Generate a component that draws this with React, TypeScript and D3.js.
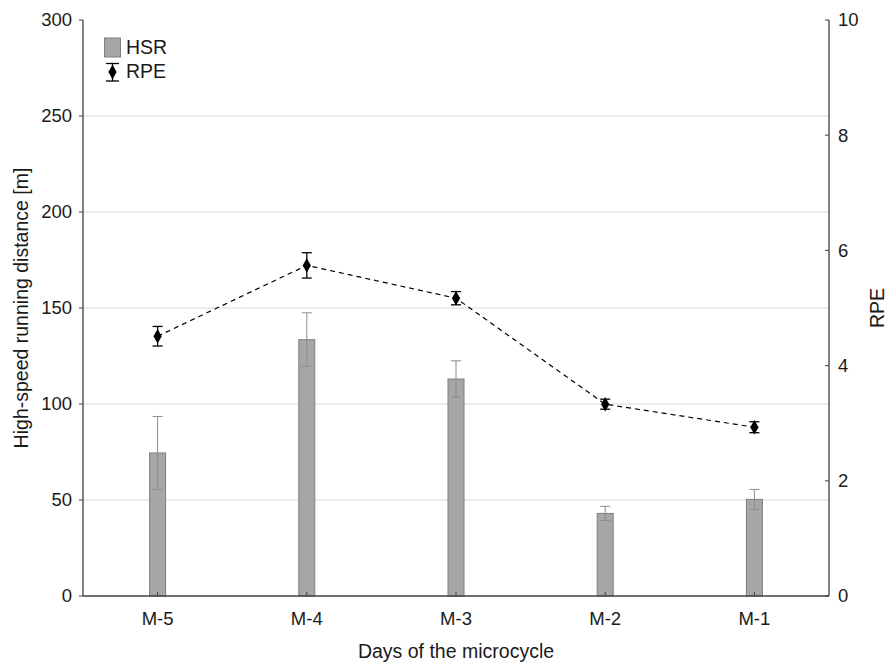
import React from "react";
import * as d3 from "d3";

const categories = ["M-5", "M-4", "M-3", "M-2", "M-1"];
const hsrMean = [74.5, 133.5, 113, 43, 50.3];
const hsrErr = [19, 14, 9.5, 3.7, 5.2];
const rpeMean = [4.51, 5.74, 5.17, 3.33, 2.93];
const rpeErr = [0.17, 0.22, 0.115, 0.087, 0.095];
const leftTicks = [0, 50, 100, 150, 200, 250, 300];
const rightTicks = [0, 2, 4, 6, 8, 10];

const W = 888;
const H = 664;
const M = { left: 83, right: 829, top: 20, bottom: 596 };
const FONT = "Liberation Sans, Arial, sans-serif";
const AXIS = "#404040";
const TEXT = "#1a1a1a";
const TICK_FS = 18.5;
const TITLE_FS = 19.5;

export default function App() {
  const x = d3.scaleBand<string>().domain(categories).range([M.left, M.right]);
  const yL = d3.scaleLinear().domain([0, 300]).range([M.bottom, M.top]);
  const yR = d3.scaleLinear().domain([0, 10]).range([M.bottom, M.top]);
  const cx = (c: string) => (x(c) as number) + x.bandwidth() / 2;
  const barW = 16;

  const line = d3
    .line<number>()
    .x((_, i) => cx(categories[i]))
    .y((d) => yR(d));

  const diamond = d3.symbol().type(d3.symbolDiamond).size(60)();

  return (
    <svg width={W} height={H} style={{ position: "absolute", left: 0, top: 0 }}>
      <rect width={W} height={H} fill="#fff" />
      {/* gridlines */}
      {leftTicks
        .filter((t) => t > 0 && t < 300)
        .map((t) => (
          <line key={t} x1={M.left} x2={M.right} y1={yL(t)} y2={yL(t)} stroke="#d9d9d9" strokeWidth={1} />
        ))}
      {/* bars */}
      {categories.map((c, i) => (
        <g key={c}>
          <rect
            x={cx(c) - barW / 2}
            y={yL(hsrMean[i])}
            width={barW}
            height={yL(0) - yL(hsrMean[i])}
            fill="#a6a6a6"
            stroke="#7f7f7f"
            strokeWidth={1}
          />
          <line x1={cx(c)} x2={cx(c)} y1={yL(hsrMean[i] + hsrErr[i])} y2={yL(hsrMean[i] - hsrErr[i])} stroke="#8c8c8c" strokeWidth={1} />
          <line x1={cx(c) - 5} x2={cx(c) + 5} y1={yL(hsrMean[i] + hsrErr[i])} y2={yL(hsrMean[i] + hsrErr[i])} stroke="#8c8c8c" strokeWidth={1} />
          <line x1={cx(c) - 5} x2={cx(c) + 5} y1={yL(hsrMean[i] - hsrErr[i])} y2={yL(hsrMean[i] - hsrErr[i])} stroke="#8c8c8c" strokeWidth={1} />
        </g>
      ))}
      {/* RPE line */}
      <path d={line(rpeMean) || ""} fill="none" stroke="#000" strokeWidth={1.2} strokeDasharray="5,4" />
      {categories.map((c, i) => (
        <g key={c}>
          <line x1={cx(c)} x2={cx(c)} y1={yR(rpeMean[i] + rpeErr[i])} y2={yR(rpeMean[i] - rpeErr[i])} stroke="#000" strokeWidth={1.3} />
          <line x1={cx(c) - 5} x2={cx(c) + 5} y1={yR(rpeMean[i] + rpeErr[i])} y2={yR(rpeMean[i] + rpeErr[i])} stroke="#000" strokeWidth={1.3} />
          <line x1={cx(c) - 5} x2={cx(c) + 5} y1={yR(rpeMean[i] - rpeErr[i])} y2={yR(rpeMean[i] - rpeErr[i])} stroke="#000" strokeWidth={1.3} />
          <path d={diamond || ""} transform={`translate(${cx(c)},${yR(rpeMean[i])})`} fill="#000" />
        </g>
      ))}
      {/* axes */}
      <line x1={M.left} x2={M.left} y1={M.top} y2={M.bottom} stroke={AXIS} strokeWidth={1.3} />
      <line x1={M.right} x2={M.right} y1={M.top} y2={M.bottom} stroke={AXIS} strokeWidth={1.3} />
      <line x1={M.left} x2={M.right} y1={M.bottom} y2={M.bottom} stroke={AXIS} strokeWidth={1.3} />
      {leftTicks.map((t) => (
        <g key={t}>
          <line x1={M.left - 4} x2={M.left} y1={yL(t)} y2={yL(t)} stroke={AXIS} strokeWidth={1} />
          <text x={M.left - 11} y={yL(t)} dy="0.35em" textAnchor="end" fontFamily={FONT} fontSize={TICK_FS} fill={TEXT}>
            {t}
          </text>
        </g>
      ))}
      {rightTicks.map((t) => (
        <g key={t}>
          <line x1={M.right - 4} x2={M.right} y1={yR(t)} y2={yR(t)} stroke={AXIS} strokeWidth={1} />
          <text x={M.right + 9} y={yR(t)} dy="0.35em" textAnchor="start" fontFamily={FONT} fontSize={TICK_FS} fill={TEXT}>
            {t}
          </text>
        </g>
      ))}
      {categories.map((c) => (
        <g key={c}>
          <line x1={cx(c)} x2={cx(c)} y1={M.bottom - 4} y2={M.bottom} stroke={AXIS} strokeWidth={1} />
          <text x={cx(c)} y={625} textAnchor="middle" fontFamily={FONT} fontSize={TICK_FS} fill={TEXT}>
            {c}
          </text>
        </g>
      ))}
      {/* axis titles */}
      <text x={456} y={658} textAnchor="middle" fontFamily={FONT} fontSize={TITLE_FS} fill={TEXT}>
        Days of the microcycle
      </text>
      <text transform={`translate(28,${(M.top + M.bottom) / 2}) rotate(-90)`} textAnchor="middle" fontFamily={FONT} fontSize={TITLE_FS} fill={TEXT}>
        High-speed running distance [m]
      </text>
      <text transform={`translate(884,${(M.top + M.bottom) / 2}) rotate(-90)`} textAnchor="middle" fontFamily={FONT} fontSize={TITLE_FS} fill={TEXT}>
        RPE
      </text>
      {/* legend */}
      <rect x={104.5} y={38} width={16} height={19} fill="#a6a6a6" stroke="#7f7f7f" strokeWidth={1} />
      <text x={126} y={54} fontFamily={FONT} fontSize={TITLE_FS} fill={TEXT}>
        HSR
      </text>
      <line x1={112.5} x2={112.5} y1={63.5} y2={81} stroke="#000" strokeWidth={1.3} />
      <line x1={106} x2={119} y1={63.5} y2={63.5} stroke="#000" strokeWidth={1.3} />
      <line x1={106} x2={119} y1={81} y2={81} stroke="#000" strokeWidth={1.3} />
      <path d={diamond || ""} transform="translate(112.5,72)" fill="#000" />
      <text x={126} y={78} fontFamily={FONT} fontSize={TITLE_FS} fill={TEXT}>
        RPE
      </text>
    </svg>
  );
}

#### Stated task:
Without the images, write out each line of the data verbatim.

#### Finished answer:
Generate a component that draws this with React, TypeScript and D3.js.
import React from "react";
import * as d3 from "d3";

const categories = ["M-5", "M-4", "M-3", "M-2", "M-1"];
const hsrMean = [74.5, 133.5, 113, 43, 50.3];
const hsrErr = [19, 14, 9.5, 3.7, 5.2];
const rpeMean = [4.51, 5.74, 5.17, 3.33, 2.93];
const rpeErr = [0.17, 0.22, 0.115, 0.087, 0.095];
const leftTicks = [0, 50, 100, 150, 200, 250, 300];
const rightTicks = [0, 2, 4, 6, 8, 10];

const W = 888;
const H = 664;
const M = { left: 83, right: 829, top: 20, bottom: 596 };
const FONT = "Liberation Sans, Arial, sans-serif";
const AXIS = "#404040";
const TEXT = "#1a1a1a";
const TICK_FS = 18.5;
const TITLE_FS = 19.5;

export default function App() {
  const x = d3.scaleBand<string>().domain(categories).range([M.left, M.right]);
  const yL = d3.scaleLinear().domain([0, 300]).range([M.bottom, M.top]);
  const yR = d3.scaleLinear().domain([0, 10]).range([M.bottom, M.top]);
  const cx = (c: string) => (x(c) as number) + x.bandwidth() / 2;
  const barW = 16;

  const line = d3
    .line<number>()
    .x((_, i) => cx(categories[i]))
    .y((d) => yR(d));

  const diamond = d3.symbol().type(d3.symbolDiamond).size(60)();

  return (
    <svg width={W} height={H} style={{ position: "absolute", left: 0, top: 0 }}>
      <rect width={W} height={H} fill="#fff" />
      {/* gridlines */}
      {leftTicks
        .filter((t) => t > 0 && t < 300)
        .map((t) => (
          <line key={t} x1={M.left} x2={M.right} y1={yL(t)} y2={yL(t)} stroke="#d9d9d9" strokeWidth={1} />
        ))}
      {/* bars */}
      {categories.map((c, i) => (
        <g key={c}>
          <rect
            x={cx(c) - barW / 2}
            y={yL(hsrMean[i])}
            width={barW}
            height={yL(0) - yL(hsrMean[i])}
            fill="#a6a6a6"
            stroke="#7f7f7f"
            strokeWidth={1}
          />
          <line x1={cx(c)} x2={cx(c)} y1={yL(hsrMean[i] + hsrErr[i])} y2={yL(hsrMean[i] - hsrErr[i])} stroke="#8c8c8c" strokeWidth={1} />
          <line x1={cx(c) - 5} x2={cx(c) + 5} y1={yL(hsrMean[i] + hsrErr[i])} y2={yL(hsrMean[i] + hsrErr[i])} stroke="#8c8c8c" strokeWidth={1} />
          <line x1={cx(c) - 5} x2={cx(c) + 5} y1={yL(hsrMean[i] - hsrErr[i])} y2={yL(hsrMean[i] - hsrErr[i])} stroke="#8c8c8c" strokeWidth={1} />
        </g>
      ))}
      {/* RPE line */}
      <path d={line(rpeMean) || ""} fill="none" stroke="#000" strokeWidth={1.2} strokeDasharray="5,4" />
      {categories.map((c, i) => (
        <g key={c}>
          <line x1={cx(c)} x2={cx(c)} y1={yR(rpeMean[i] + rpeErr[i])} y2={yR(rpeMean[i] - rpeErr[i])} stroke="#000" strokeWidth={1.3} />
          <line x1={cx(c) - 5} x2={cx(c) + 5} y1={yR(rpeMean[i] + rpeErr[i])} y2={yR(rpeMean[i] + rpeErr[i])} stroke="#000" strokeWidth={1.3} />
          <line x1={cx(c) - 5} x2={cx(c) + 5} y1={yR(rpeMean[i] - rpeErr[i])} y2={yR(rpeMean[i] - rpeErr[i])} stroke="#000" strokeWidth={1.3} />
          <path d={diamond || ""} transform={`translate(${cx(c)},${yR(rpeMean[i])})`} fill="#000" />
        </g>
      ))}
      {/* axes */}
      <line x1={M.left} x2={M.left} y1={M.top} y2={M.bottom} stroke={AXIS} strokeWidth={1.3} />
      <line x1={M.right} x2={M.right} y1={M.top} y2={M.bottom} stroke={AXIS} strokeWidth={1.3} />
      <line x1={M.left} x2={M.right} y1={M.bottom} y2={M.bottom} stroke={AXIS} strokeWidth={1.3} />
      {leftTicks.map((t) => (
        <g key={t}>
          <line x1={M.left - 4} x2={M.left} y1={yL(t)} y2={yL(t)} stroke={AXIS} strokeWidth={1} />
          <text x={M.left - 11} y={yL(t)} dy="0.35em" textAnchor="end" fontFamily={FONT} fontSize={TICK_FS} fill={TEXT}>
            {t}
          </text>
        </g>
      ))}
      {rightTicks.map((t) => (
        <g key={t}>
          <line x1={M.right - 4} x2={M.right} y1={yR(t)} y2={yR(t)} stroke={AXIS} strokeWidth={1} />
          <text x={M.right + 9} y={yR(t)} dy="0.35em" textAnchor="start" fontFamily={FONT} fontSize={TICK_FS} fill={TEXT}>
            {t}
          </text>
        </g>
      ))}
      {categories.map((c) => (
        <g key={c}>
          <line x1={cx(c)} x2={cx(c)} y1={M.bottom - 4} y2={M.bottom} stroke={AXIS} strokeWidth={1} />
          <text x={cx(c)} y={625} textAnchor="middle" fontFamily={FONT} fontSize={TICK_FS} fill={TEXT}>
            {c}
          </text>
        </g>
      ))}
      {/* axis titles */}
      <text x={456} y={658} textAnchor="middle" fontFamily={FONT} fontSize={TITLE_FS} fill={TEXT}>
        Days of the microcycle
      </text>
      <text transform={`translate(28,${(M.top + M.bottom) / 2}) rotate(-90)`} textAnchor="middle" fontFamily={FONT} fontSize={TITLE_FS} fill={TEXT}>
        High-speed running distance [m]
      </text>
      <text transform={`translate(884,${(M.top + M.bottom) / 2}) rotate(-90)`} textAnchor="middle" fontFamily={FONT} fontSize={TITLE_FS} fill={TEXT}>
        RPE
      </text>
      {/* legend */}
      <rect x={104.5} y={38} width={16} height={19} fill="#a6a6a6" stroke="#7f7f7f" strokeWidth={1} />
      <text x={126} y={54} fontFamily={FONT} fontSize={TITLE_FS} fill={TEXT}>
        HSR
      </text>
      <line x1={112.5} x2={112.5} y1={63.5} y2={81} stroke="#000" strokeWidth={1.3} />
      <line x1={106} x2={119} y1={63.5} y2={63.5} stroke="#000" strokeWidth={1.3} />
      <line x1={106} x2={119} y1={81} y2={81} stroke="#000" strokeWidth={1.3} />
      <path d={diamond || ""} transform="translate(112.5,72)" fill="#000" />
      <text x={126} y={78} fontFamily={FONT} fontSize={TITLE_FS} fill={TEXT}>
        RPE
      </text>
    </svg>
  );
}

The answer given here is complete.